You need an ojek, or motorcycle taxi, to visit most of the tourist attractions in Ujung Genteng, mainly because the roads are made of jagged stony paths that are too narrow and bumpy for cars.
The going price for their services is Rp 150,000 per person, per day. The ojek driver can also act as your guide and take care of your belongings while you take a dip in the ocean or explore the area.
Ujung Genteng boasts more than half a dozen beautiful beaches and waterfalls, most of which are safe to swim in. But only a few provide changing rooms and toilets, so both locals and tourists simply wear T-shirts and shorts when jumping into the cool waters.
Here are a few spots in Ujung Genteng that are well worth the visit:
The beach, which is the estuary of the Cipanarikan river, is about 7 kilometers from Ujung Genteng Beach.
The ojek ride is quite thrilling, as you will have to go through a series of paddy fields, bumpy paths and swamps to reach the area.
“Don’t worry,” Mamang assured. “As long as the passenger sits still, I can bring us safely to our destination.”
At the end of your bouncy ojek ride, you will have to hike about 350 meters through paddy fields and a small forest, at the end of which you will find a vast stretch of white sandy beaches and the calm, silvery sea stretched out to the horizon like a giant mirror under the skies.

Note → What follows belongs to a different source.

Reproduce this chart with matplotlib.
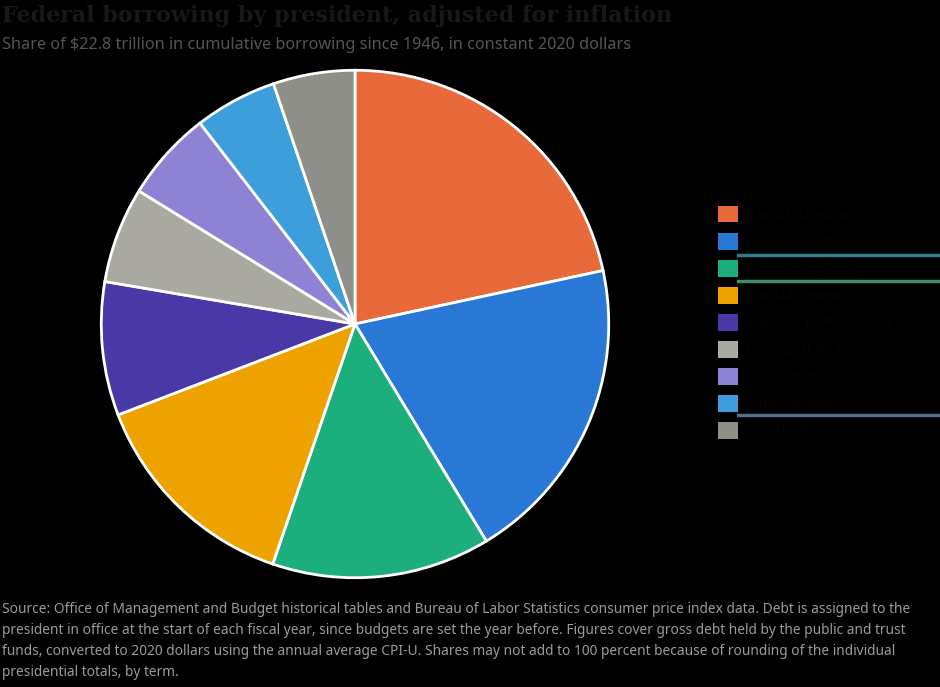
import matplotlib
matplotlib.use("Agg")
import matplotlib.pyplot as plt
from matplotlib.lines import Line2D

# share of cumulative inflation-adjusted borrowing, percent
presidents = ["Barack Obama", "Donald Trump", "George W. Bush", "Ronald Reagan",
              "Franklin D. Roosevelt", "George H.W. Bush", "Bill Clinton",
              "Jimmy Carter", "All others"]
shares = [21.6, 19.7, 13.9, 13.9, 8.5, 6.1, 5.75, 5.25, 5.2]
colors = ["#E8693A", "#2A78D6", "#1DAE7D", "#EEA200", "#4A38A6",
          "#A9A9A1", "#8E82D4", "#3C9FDB", "#8F8F89"]

title = "Federal borrowing by president, adjusted for inflation"
subtitle = "Share of $22.8 trillion in cumulative borrowing since 1946, in constant 2020 dollars"
footnote = [
    "Source: Office of Management and Budget historical tables and Bureau of Labor Statistics consumer price index data. Debt is assigned to the",
    "president in office at the start of each fiscal year, since budgets are set the year before. Figures cover gross debt held by the public and trust",
    "funds, converted to 2020 dollars using the annual average CPI-U. Shares may not add to 100 percent because of rounding of the individual",
    "presidential totals, by term.",
]

fig = plt.figure(figsize=(9.4, 6.87), dpi=100, facecolor="black")

ax = fig.add_axes([100 / 940, 1 - 579 / 687, 510 / 940, 510 / 687])
ax.set_facecolor("black")
wedges, _ = ax.pie(shares, colors=colors, startangle=90, counterclock=False,
                   wedgeprops=dict(edgecolor="white", linewidth=2))
ax.set_xlim(-1.005, 1.005)
ax.set_ylim(-1.005, 1.005)
ax.set_aspect("equal")

handles = [plt.Rectangle((0, 0), 1, 1, facecolor=c, edgecolor="none") for c in colors]
leg = fig.legend(handles, presidents, loc="upper left",
                 bbox_to_anchor=(718 / 940, 1 - 206 / 687), frameon=False,
                 fontsize=10, handlelength=1.45, handleheight=1.45,
                 handletextpad=0.6, labelspacing=0.76, borderpad=0,
                 borderaxespad=0)
for t in leg.get_texts():
    t.set_color("#050505")

# underline marks next to a few legend entries
for y, c in [(255, "#2F7F8A"), (281, "#3F8F6A"), (415, "#4F6F8A")]:
    fig.add_artist(Line2D([738 / 940, 1], [1 - y / 687] * 2, color=c, lw=2.5))

fig.text(0.002, 1 - 5 / 687, title, ha="left", va="top", fontsize=16,
         fontweight="bold", family="DejaVu Serif", color="#181818")
fig.text(0.002, 1 - 37 / 687, subtitle, ha="left", va="top", fontsize=11.7,
         family="Noto Sans", color="#555555")
for i, line in enumerate(footnote):
    fig.text(0.002, 1 - (602 + 21 * i) / 687, line, ha="left", va="top",
             fontsize=9.9, family="Noto Sans", color="#9a9a9a")

fig.savefig("out.png", dpi=100, facecolor="black")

Even though we were traveling during the holiday season, there were only a few tourists on Cipanarikan Beach.
Batu Besar Beach
Batu Besar is located about 15 minutes away from Cipanarikan. The beach is relatively narrow, with grainy sands. Several humble food stalls stand on its background.
And yet, facing the Indian Ocean, the beach is blessed with a fantastic view of the waters, with tall waves kissing its seaside.
“It’s a favorite surfing spot for [foreigners],” Mamang said. “In March and April, the waves can be three to four meters tall.”
Huge rocks scattered along the beach make for great spots to take selfies, while children will enjoy hunting for colorful seashells between them.
The Cibuaya Beach is about 2 kilometers from Batu Besar. Although its name literally means “waters of the crocodiles,” Mamang assured me that no such reptiles live in the area.
“It’s just a name,” the ojek driver said with a smile.
What you will find are plenty of fishermen who are only glad to offer tourists a quiet boat ride along the coast. Each trip will set you back around Rp 10,000 per person. The 30-minute journey on the calm waves is quite enjoyable as you will get to see many different parts of Ujung Genteng. In some areas, the water is so clear you can clearly see brightly colored fish swimming along the side of the boat.
People, unfortunately, are prohibited from jumping into the waters as “the currents are too strong,” Mamang said.
The Pangumbahan Beach is a turtle conservation park owned and managed by the Ministry of Maritime Affairs and Fisheries. Along this 2.5 kilometer white, sandy beach, giant sea turtles quietly lay hundreds of eggs at night.
“Each night, there are between five and six turtles that lay eggs on this beach,” said Ujan, a supervisor at Pangumbahan Turtle Park.
A chance to watch these gentle giants crawl to shore to lay eggs under the moonlight costs Rp 150,000 per person.
To encourage these animals to return each night, the beach is kept silent and free from disturbances. The sensation of waiting silently in the dark with dramatic sounds of the waves crashing upon the shores and millions of stars dotting a clear night sky is quite otherworldly.
After the turtle finishes laying her eggs, park officials will light up a small kerosene lamp so that the tourists can watch the giant reptile make its way slowly back into sea. The eggs are then dug out and transferred to the nearby hatchery for safekeeping.
After a couple of weeks, the hatchlings are released into the ocean — an event tourists can witness for only Rp 10,000 per person.
“In another 30 years, the females will return to this beach,” Ujan said as we watched the tiny turtles clumsily scramble into Indian Ocean. “Instinct will guide them back to lay their own eggs.”
Amanda Ratu Beach
The Amanda Ratu beach resort, which is located between Ujung Genteng and Sukabumi, is quite romantic. Located on rocky cliffs surrounded by tall coconut trees, the property overlooks an estuary that gushes out into the Indian Ocean.
The resort offers only 12 cottages, making your stay there a peaceful one. Each contains two-or three bedrooms, a bathroom and a pantry. One night’s stay may range between Rp 850,000 and Rp 1,300,000.
“I’d suggest you to come after mid-February,” said Donny Ony, manager of the beach resort. “It won’t rain so much and you can enjoy more activities around the beach.”
Again, the beach is closed to swimmers because of strong currents. But guests may explore the rocky seaside terrain and visit its natural caves at low tide.
For those who insist on taking a dip, the resort offers a huge lagoon-shaped swimming pool.
The dramatic cliffs and rocky shores have been a popular setting for pre-wedding photographs, according to Donny.
In spite of a number of negative reviews on personal blogs, our holiday experience at Ujung Genteng was quite enjoyable.
The locals were generally very friendly and polite, but as in every tourist destination, it would be wise to exercise caution and never leave your valuables unattended in cars or homestays.
With such a unique natural beauty and tranquil locals, the charms of Ujung Genteng will not remain hidden for long.
“The government has promised to pave the roads this year to provide better access,” said Lilis Rachmawati, owner of the Sinar Ujung Genteng Inn.